I don't think we should shy away from building applications/tools for
the community, and hosting them on our site, but maybe we should
present a clearer distinction between the more conceptual/theoretical
standards/process definition projects and the more
practical/implementation oriented projects to prevent confusion on the
website.
Thanks,
Troy
I like your perspective on that. It gets to the core of what OpSED is
about - defensibility.
One of the key benefits of that tools written by OpSED would provide
to the legal industry is that they would be open source software.
Because the source code to the program is exposed, it's processes and
the decisions inherit in those processes are available for inspection,
and transparent to the end user. It's provable, auditable and
defensible in a way that closed-source software is not.

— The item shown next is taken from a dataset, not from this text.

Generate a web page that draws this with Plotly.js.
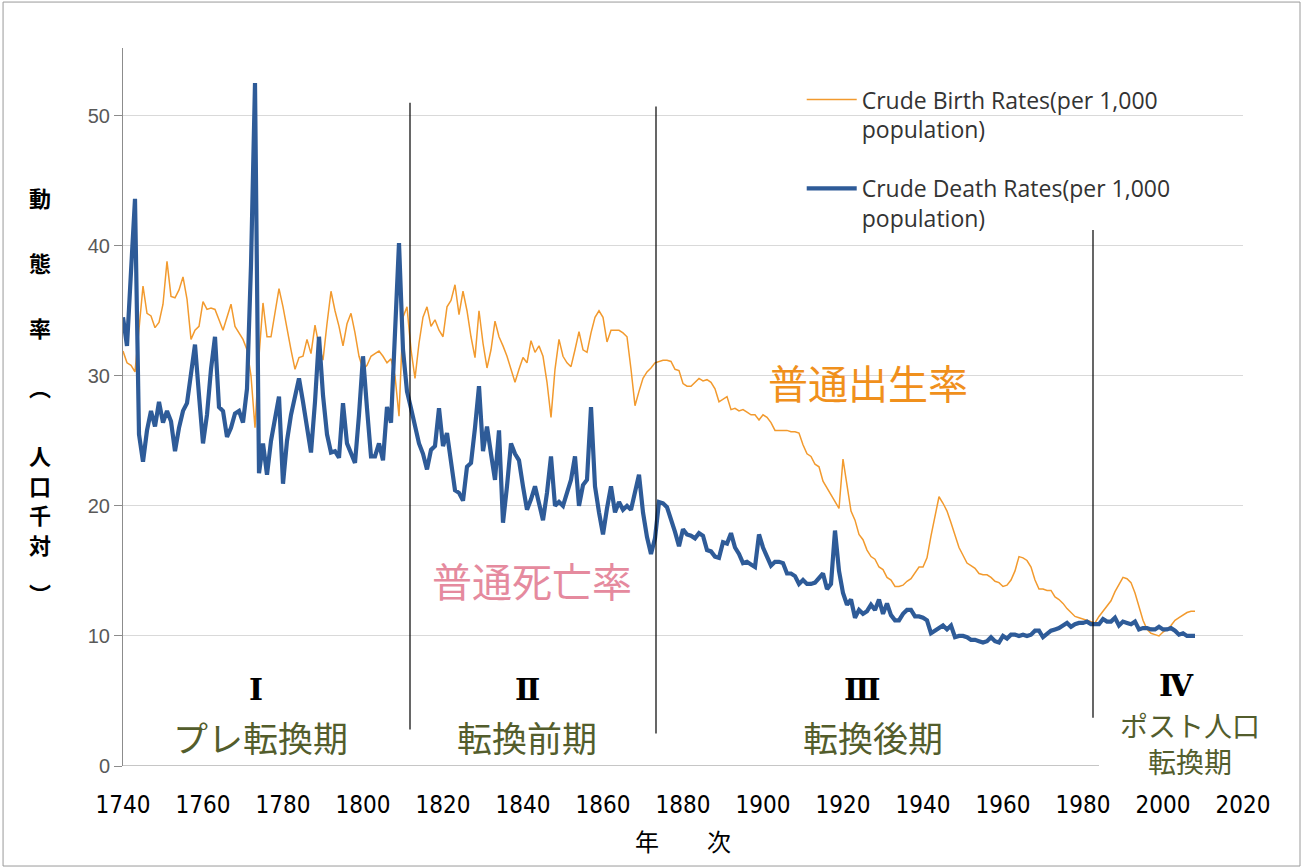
<!DOCTYPE html>
<html>
<head>
<meta charset="utf-8">
<script src="https://cdn.plot.ly/plotly-3.0.1.min.js"></script>
<style>
  html, body { margin: 0; padding: 0; background: #ffffff; }
  #chart { width: 1303px; height: 868px; }
</style>
</head>
<body>
<div id="chart"></div>
<script>
// ---------------- DATA ----------------
const startYear = 1740;
const endYear = 2008;

// Crude birth rates (per 1,000 population), one value per year 1740-2008
const birthRates = [
  31.9, 31.0, 30.8, 30.3, 33.6, 36.9, 34.8, 34.6, 33.7, 34.1, // 1740s
  35.5, 38.8, 36.1, 36.0, 36.6, 37.6, 35.9, 32.8, 33.5, 33.8, // 1750s
  35.7, 35.1, 35.2, 35.1, 34.3, 33.5, 34.5, 35.5, 33.8, 33.3, // 1760s
  32.8, 32.0, 30.0, 26.0, 31.5, 35.6, 33.0, 33.0, 34.8, 36.7, // 1770s
  35.3, 33.5, 32.0, 30.5, 31.4, 31.5, 32.8, 31.7, 33.9, 32.3, // 1780s
  31.2, 34.0, 36.5, 35.0, 33.8, 32.3, 34.0, 34.8, 33.3, 31.5, // 1790s
  30.5, 30.8, 31.5, 31.7, 31.9, 31.5, 31.0, 31.3, 30.0, 26.9, // 1800s
  34.5, 35.3, 32.0, 29.8, 32.5, 34.5, 35.3, 33.8, 34.3, 33.5, // 1810s
  33.0, 35.3, 35.8, 37.0, 34.7, 36.5, 35.0, 33.0, 31.4, 35.0, // 1820s
  32.5, 30.6, 32.0, 34.2, 33.0, 32.3, 31.5, 30.5, 29.5, 30.5, // 1830s
  31.4, 31.0, 32.7, 31.8, 32.3, 31.5, 29.5, 26.8, 30.5, 32.8, // 1840s
  31.5, 31.0, 30.7, 32.0, 33.4, 32.0, 31.8, 33.3, 34.5, 35.0, // 1850s
  34.5, 32.6, 33.5, 33.5, 33.5, 33.3, 33.0, 30.5, 27.7, 28.8, // 1860s
  29.8, 30.3, 30.6, 31.0, 31.1, 31.2, 31.2, 31.1, 30.5, 30.4, // 1870s
  29.4, 29.2, 29.2, 29.5, 29.8, 29.6, 29.7, 29.5, 29.0, 28.0, // 1880s
  28.2, 28.4, 27.4, 27.5, 27.3, 27.4, 27.2, 27.0, 27.0, 26.6, // 1890s
  27.0, 26.8, 26.4, 25.8, 25.8, 25.8, 25.8, 25.7, 25.7, 25.6, // 1900s
  24.7, 24.0, 23.8, 23.2, 23.0, 21.9, 21.4, 20.9, 20.3, 19.8, // 1910s
  23.6, 21.4, 19.6, 18.9, 17.8, 17.4, 16.6, 16.1, 15.9, 15.3, // 1920s
  15.1, 14.5, 14.3, 13.8, 13.8, 13.9, 14.2, 14.4, 14.9, 15.3, // 1930s
  15.3, 16.0, 17.7, 19.3, 20.7, 20.2, 19.6, 18.7, 17.7, 16.8, // 1940s
  16.2, 15.6, 15.4, 15.2, 14.8, 14.7, 14.7, 14.5, 14.2, 14.1, // 1950s
  13.8, 13.9, 14.3, 15.0, 16.1, 16.0, 15.8, 15.3, 14.3, 13.6, // 1960s
  13.6, 13.5, 13.5, 13.0, 12.8, 12.5, 12.1, 11.8, 11.5, 11.4, // 1970s
  11.3, 11.2, 11.1, 11.0, 11.5, 11.9, 12.3, 12.7, 13.4, 14.0, // 1980s
  14.5, 14.4, 14.1, 13.3, 12.3, 11.2, 10.5, 10.2, 10.1, 10.0, // 1990s
  10.3, 10.5, 10.8, 11.2, 11.4, 11.6, 11.8, 11.9, 11.9        // 2000-2008
];

// Crude death rates (per 1,000 population), one value per year 1740-2008
const deathRates = [
  34.5, 32.3, 38.0, 43.6, 25.5, 23.4, 25.8, 27.3, 26.1, 28.0, // 1740s
  26.4, 27.3, 26.5, 24.2, 26.0, 27.3, 27.9, 30.0, 32.4, 28.5, // 1750s
  24.8, 27.0, 30.5, 33.0, 27.6, 27.3, 25.3, 26.0, 27.1, 27.3, // 1760s
  26.4, 29.0, 38.5, 52.5, 22.5, 24.8, 22.4, 25.0, 26.5, 28.4, // 1770s
  21.7, 25.0, 27.0, 28.5, 29.8, 28.0, 26.0, 24.1, 28.0, 33.0, // 1780s
  28.5, 25.5, 24.1, 24.2, 23.7, 27.9, 24.8, 24.0, 23.3, 27.0, // 1790s
  31.5, 27.5, 23.8, 23.8, 24.8, 23.5, 27.6, 26.4, 33.0, 40.2, // 1800s
  32.0, 28.8, 27.5, 26.0, 24.8, 24.0, 22.8, 24.3, 24.6, 27.5, // 1810s
  24.6, 25.6, 23.5, 21.2, 21.0, 20.4, 23.0, 23.3, 26.0, 29.2, // 1820s
  24.2, 26.1, 24.0, 22.0, 25.8, 18.7, 21.5, 24.8, 24.0, 23.5, // 1830s
  21.5, 19.7, 20.5, 21.5, 20.2, 18.9, 21.0, 23.8, 20.0, 20.3, // 1840s
  20.0, 21.0, 22.0, 23.8, 20.0, 21.6, 22.0, 27.6, 21.5, 19.5, // 1850s
  17.8, 19.8, 21.5, 19.5, 20.3, 19.7, 20.0, 19.7, 21.0, 22.4, // 1860s
  19.5, 17.6, 16.3, 17.5, 20.3, 20.2, 19.9, 19.0, 18.0, 16.9, // 1870s
  18.2, 17.8, 17.7, 17.5, 17.9, 17.7, 16.6, 16.5, 16.1, 16.0, // 1880s
  17.2, 17.1, 17.9, 16.8, 16.3, 15.6, 15.7, 15.5, 15.3, 17.8, // 1890s
  16.8, 16.1, 15.4, 15.7, 15.7, 15.6, 14.8, 14.8, 14.6, 14.0, // 1900s
  14.3, 14.0, 14.0, 14.1, 14.4, 14.8, 13.6, 14.0, 18.1, 15.0, // 1910s
  13.3, 12.4, 12.8, 11.4, 12.0, 11.7, 11.9, 12.4, 12.0, 12.8, // 1920s
  11.7, 12.5, 11.6, 11.2, 11.2, 11.7, 12.0, 12.0, 11.5, 11.5, // 1930s
  11.4, 11.2, 10.2, 10.4, 10.6, 10.8, 10.5, 10.8, 9.9, 10.0,  // 1940s
  10.0, 9.9, 9.7, 9.7, 9.6, 9.5, 9.6, 9.9, 9.6, 9.5,          // 1950s
  10.0, 9.8, 10.1, 10.1, 10.0, 10.1, 10.0, 10.1, 10.4, 10.4,  // 1960s
  9.9, 10.2, 10.4, 10.5, 10.6, 10.8, 11.0, 10.7, 10.9, 11.0,  // 1970s
  11.0, 11.1, 10.9, 10.9, 10.9, 11.3, 11.1, 11.1, 11.4, 10.8, // 1980s
  11.1, 11.0, 10.9, 11.1, 10.5, 10.6, 10.6, 10.5, 10.5, 10.7, // 1990s
  10.5, 10.5, 10.6, 10.4, 10.1, 10.2, 10.0, 10.0, 10.0        // 2000-2008
];

const seriesNames = [
  'Crude Birth Rates(per 1,000<br>population)',
  'Crude Death Rates(per 1,000<br>population)'
];

const xTickYears = [1740, 1760, 1780, 1800, 1820, 1840, 1860, 1880, 1900, 1920, 1940, 1960, 1980, 2000, 2020];
const yTickValues = [0, 10, 20, 30, 40, 50];

// Phase boundaries (years) and labels
const phaseBoundaries = [1811.75, 1873.25, 1982.5];
const phaseNumerals = ['Ⅰ', 'Ⅱ', 'Ⅲ', 'Ⅳ'];
const phaseNames = ['プレ転換期', '転換前期', '転換後期'];
const lastPhaseName = 'ポスト人口<br>転換期';

const yTitleChars = ['動', '態', '率', '︵', '人', '口', '千', '対', '︶'];
const xTitleText = '年　　次';
const birthLabel = '普通出生率';
const deathLabel = '普通死亡率';

// ---------------- BUILD ----------------
const years = [];
for (let y = startYear; y <= endYear; y++) years.push(y);

const ORANGE = '#F29A2E';
const BLUE = '#2E5B98';
const OLIVE = '#535D2C';
const AXIS_GREY = '#8c8c8c';

const traces = [
  {
    x: years, y: birthRates, type: 'scatter', mode: 'lines',
    name: seriesNames[0], legendgroup: 'b',
    line: { color: ORANGE, width: 1.5 },
    hoverinfo: 'x+y'
  },
  {
    x: years, y: deathRates, type: 'scatter', mode: 'lines',
    name: seriesNames[1], legendgroup: 'd',
    line: { color: BLUE, width: 4.2 },
    hoverinfo: 'x+y'
  }
];

const CJK = '"Noto Sans CJK JP", "Noto Sans", sans-serif';

// vertical boundary lines (year positions; vertical extents in data units)
const lineExtents = [[2.8, 51.0], [2.5, 50.7], [3.7, 41.2]];
const shapes = phaseBoundaries.map((yr, i) => ({
  type: 'line', xref: 'x', yref: 'y',
  x0: yr, x1: yr, y0: lineExtents[i][0], y1: lineExtents[i][1],
  line: { color: '#000000', width: 1.2 }
}));
// bottom axis line (stops just after 1980 as in the original) and its tick marks
const axisLineEnd = 1984;
shapes.push({
  type: 'line', xref: 'x', yref: 'y', x0: startYear, x1: axisLineEnd, y0: 0, y1: 0,
  line: { color: AXIS_GREY, width: 1 }
});
xTickYears.filter(v => v <= axisLineEnd).forEach(v => {
  shapes.push({
    type: 'line', xref: 'x', yref: 'y', x0: v, x1: v, y0: 0, y1: -0.6,
    line: { color: AXIS_GREY, width: 1 }
  });
});
// outer chart-area border
shapes.push({
  type: 'rect', xref: 'paper', yref: 'paper',
  x0: -0.1071, x1: 1.0509, y0: -0.1393, y1: 1.0640,
  line: { color: '#9a9a9a', width: 1 }, fillcolor: 'rgba(0,0,0,0)', layer: 'below'
});

const annotations = [];
// y-axis title, written vertically character by character
const yTitlePos = [43.77, 38.77, 33.77, 29.2, 23.92, 21.62, 19.38, 17.08, 13.3];
yTitleChars.forEach((ch, i) => {
  annotations.push({
    xref: 'paper', yref: 'y', x: -0.074, y: yTitlePos[i],
    text: ch, showarrow: false, xanchor: 'center', yanchor: 'middle',
    font: { family: CJK, size: 22, color: '#000000', weight: 700 }
  });
});

// phase numerals and names
const numeralX = [1773.25, 1841, 1924.75, 2003.25];
const numeralY = [5.85, 5.85, 5.85, 6.2];
phaseNumerals.forEach((t, i) => {
  annotations.push({
    xref: 'x', yref: 'y', x: numeralX[i], y: numeralY[i], text: t, showarrow: false,
    xanchor: 'center', yanchor: 'middle',
    font: { family: '"DejaVu Serif", "Liberation Serif", serif', size: 30, color: '#000000', weight: 700 }
  });
});
const nameX = [1774.25, 1841, 1927.5];
phaseNames.forEach((t, i) => {
  annotations.push({
    xref: 'x', yref: 'y', x: nameX[i], y: 2.23, text: t, showarrow: false,
    xanchor: 'center', yanchor: 'middle',
    font: { family: CJK, size: 35, color: OLIVE }
  });
});
annotations.push({
  xref: 'x', yref: 'y', x: 2006.75, y: 1.75, text: lastPhaseName, showarrow: false,
  xanchor: 'center', yanchor: 'middle',
  font: { family: CJK, size: 28, color: OLIVE }
});

// in-plot series labels
annotations.push({
  xref: 'x', yref: 'y', x: 1926.25, y: 29.54, text: birthLabel, showarrow: false,
  xanchor: 'center', yanchor: 'middle',
  font: { family: CJK, size: 40, color: '#F0901C' }
});
annotations.push({
  xref: 'x', yref: 'y', x: 1842.25, y: 14.3, text: deathLabel, showarrow: false,
  xanchor: 'center', yanchor: 'middle',
  font: { family: CJK, size: 40, color: '#E58A9E' }
});

const layout = {
  width: 1303, height: 868,
  margin: { l: 123, r: 60, t: 48, b: 102, pad: 0 },
  paper_bgcolor: '#ffffff', plot_bgcolor: '#ffffff',
  showlegend: true,
  legend: {
    x: 0.606, y: 0.958, xanchor: 'left', yanchor: 'top',
    bgcolor: 'rgba(0,0,0,0)', borderwidth: 0,
    font: { family: '"Open Sans", "Lato", sans-serif', size: 23, color: '#333333' },
    traceorder: 'grouped', tracegroupgap: 26, valign: 'top', itemwidth: 50
  },
  xaxis: {
    range: [1740, 2020], tickmode: 'array', tickvals: xTickYears,
    ticks: '', ticklabelstandoff: 22,
    showline: false, showgrid: false, zeroline: false,
    tickfont: { family: '"Liberation Sans Narrow", "DejaVu Sans Condensed", "Liberation Sans", sans-serif', size: 24, color: '#000000' },
    title: { text: xTitleText, standoff: 16, font: { family: CJK, size: 24, color: '#000000' } }
  },
  yaxis: {
    range: [0, 55.2], tickmode: 'array', tickvals: yTickValues,
    ticks: 'outside', ticklen: 8, tickcolor: AXIS_GREY, tickwidth: 1,
    showline: true, linecolor: AXIS_GREY, linewidth: 1,
    showgrid: true, gridcolor: '#d9d9d9', gridwidth: 1, zeroline: false,
    tickfont: { family: '"Liberation Sans", Arial, sans-serif', size: 20, color: '#595959' }
  },
  shapes: shapes,
  annotations: annotations
};

Plotly.newPlot('chart', traces, layout, { staticPlot: true, displayModeBar: false });
</script>
</body>
</html>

With regards to the ambiguity of results, one thing to keep in mind --
almost all software programs provide unambiguous results. Given the
same set of input they will always produce the same output. That
includes OCR software. Though they may seem to vary a lot in terms of
quality output (measured by fidelity to the intent of the original
text), it is at least consistent in that a given engine would always
produce the same output, given the same input.

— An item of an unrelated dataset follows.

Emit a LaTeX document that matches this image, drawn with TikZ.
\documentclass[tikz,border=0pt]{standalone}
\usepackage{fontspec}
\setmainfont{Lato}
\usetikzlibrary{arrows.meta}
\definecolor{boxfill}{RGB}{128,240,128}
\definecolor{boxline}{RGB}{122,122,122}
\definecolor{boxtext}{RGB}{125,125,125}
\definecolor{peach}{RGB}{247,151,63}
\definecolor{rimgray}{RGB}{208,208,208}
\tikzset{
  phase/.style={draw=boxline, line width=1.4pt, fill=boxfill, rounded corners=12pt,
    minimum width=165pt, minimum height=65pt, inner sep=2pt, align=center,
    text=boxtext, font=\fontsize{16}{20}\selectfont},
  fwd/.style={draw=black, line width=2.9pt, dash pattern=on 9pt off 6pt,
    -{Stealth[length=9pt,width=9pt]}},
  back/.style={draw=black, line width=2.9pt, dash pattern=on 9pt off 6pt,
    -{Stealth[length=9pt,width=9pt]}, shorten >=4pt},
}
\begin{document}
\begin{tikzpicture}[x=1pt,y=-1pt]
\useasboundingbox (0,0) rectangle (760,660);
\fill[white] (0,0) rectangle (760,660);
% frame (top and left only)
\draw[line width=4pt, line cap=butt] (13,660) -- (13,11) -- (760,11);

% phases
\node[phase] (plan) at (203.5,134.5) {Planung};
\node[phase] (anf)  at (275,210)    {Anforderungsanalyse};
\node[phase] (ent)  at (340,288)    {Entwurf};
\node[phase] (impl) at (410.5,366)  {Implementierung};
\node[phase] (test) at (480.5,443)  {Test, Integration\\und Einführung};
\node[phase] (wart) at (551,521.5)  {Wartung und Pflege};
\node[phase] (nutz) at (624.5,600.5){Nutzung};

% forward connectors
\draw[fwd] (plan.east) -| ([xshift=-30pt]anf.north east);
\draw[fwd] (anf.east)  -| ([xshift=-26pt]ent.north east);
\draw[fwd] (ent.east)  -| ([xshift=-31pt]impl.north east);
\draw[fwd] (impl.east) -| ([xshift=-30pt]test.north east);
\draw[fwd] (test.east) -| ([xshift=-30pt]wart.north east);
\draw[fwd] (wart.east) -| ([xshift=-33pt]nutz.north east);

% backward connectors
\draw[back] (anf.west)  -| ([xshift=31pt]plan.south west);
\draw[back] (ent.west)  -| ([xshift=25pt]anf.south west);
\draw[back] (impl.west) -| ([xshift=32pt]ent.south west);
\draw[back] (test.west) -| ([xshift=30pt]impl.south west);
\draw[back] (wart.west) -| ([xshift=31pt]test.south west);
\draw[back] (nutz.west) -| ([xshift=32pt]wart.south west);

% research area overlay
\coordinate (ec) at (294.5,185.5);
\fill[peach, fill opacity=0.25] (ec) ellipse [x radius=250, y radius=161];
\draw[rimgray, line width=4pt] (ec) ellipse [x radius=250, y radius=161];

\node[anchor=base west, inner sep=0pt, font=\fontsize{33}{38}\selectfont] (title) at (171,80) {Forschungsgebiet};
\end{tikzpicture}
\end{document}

That said, I don't think that we would want to write an entire OCR
engine. There are already a number of existing open source OCR engines
out there that could be utilized by our tools. I think an important
design choice in a tool like this though, would be to make the choice
of OCR engine optional.
The process you've outlined -- a simple tool that would scan a
collection of documents, determine which ones needed to be OCR-ed,
then package them up for processing, is a great idea. One of the
reasons it's a great idea is that is keeps the scope of functionality
limited to only one part of the problem, which ultimately allows
flexibility for the end user.
If we built a tool which could then complete the process by OCR-ing
the packaged items and outputting searchable PDFs, and built them in
such a way that they could run standalone, or be wired together in a
single workflow (using something like a shell script) then we'd have
the bet of both worlds.
I'd even take that second stage tool and break it down further, and
make two tools -- one which OCR-ed and created paginated text files,
and one which generated the searchable PDFs from the "Image Only" PDFs
and the OCR text created by the previous tool.

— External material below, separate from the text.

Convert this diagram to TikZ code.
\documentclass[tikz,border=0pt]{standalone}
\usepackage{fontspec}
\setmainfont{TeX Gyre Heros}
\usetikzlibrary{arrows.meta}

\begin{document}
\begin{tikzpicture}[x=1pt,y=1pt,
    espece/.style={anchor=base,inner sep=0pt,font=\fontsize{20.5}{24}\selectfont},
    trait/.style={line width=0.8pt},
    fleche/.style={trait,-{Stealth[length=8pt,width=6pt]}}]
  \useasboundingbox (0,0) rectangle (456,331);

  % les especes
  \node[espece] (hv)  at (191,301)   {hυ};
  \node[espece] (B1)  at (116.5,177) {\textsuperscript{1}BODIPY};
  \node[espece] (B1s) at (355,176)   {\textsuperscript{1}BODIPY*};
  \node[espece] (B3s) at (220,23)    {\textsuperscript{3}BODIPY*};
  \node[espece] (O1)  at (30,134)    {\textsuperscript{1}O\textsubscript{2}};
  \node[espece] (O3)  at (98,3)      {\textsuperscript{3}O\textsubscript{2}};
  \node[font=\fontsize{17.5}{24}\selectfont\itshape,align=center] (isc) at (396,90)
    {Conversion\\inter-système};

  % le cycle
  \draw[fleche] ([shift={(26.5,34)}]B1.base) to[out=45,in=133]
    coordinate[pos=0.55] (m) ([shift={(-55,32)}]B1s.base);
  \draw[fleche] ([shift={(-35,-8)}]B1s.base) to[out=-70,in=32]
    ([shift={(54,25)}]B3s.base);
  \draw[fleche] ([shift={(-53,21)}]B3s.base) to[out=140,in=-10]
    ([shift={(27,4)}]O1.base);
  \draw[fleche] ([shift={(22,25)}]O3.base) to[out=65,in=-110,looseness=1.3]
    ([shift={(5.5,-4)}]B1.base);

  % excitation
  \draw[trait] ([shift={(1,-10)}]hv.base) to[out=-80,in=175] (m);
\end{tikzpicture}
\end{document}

That provides a opportunity for the user to omit un-needed steps or
insert additional steps such as a quality control phase, and possible
manual fix-ups, etc..
Getting back to OpSED's philosophic underpinnings, one of the big
motivations behind this project is to empower legal professional to
complete the process of law without being shackled and controlled by
vendors and service providers who are only interested in increased
profits. Using a commercial product or paying a service provider
should not be a legal professional only choice when faced with the
need to handle electronic data. There's an ethical conflict there that
holds the legal process hostage to the whims of a fickle for-profit
industry.
One way to solve that problem is to create a set of free open source
software tools that are an *option* for legal professionals to use.
Then the choice to use commercial offerings is just that -- a choice.
Maybe OpSED tools aren't perfect, or "best-in-breed" solutions, but
they are at minimum, open and transparent, and provide a reliable
consistent set of functionality that doesn't need to be paid for.
Well, that's my opinion anyhow... ;)
Thanks,
Troy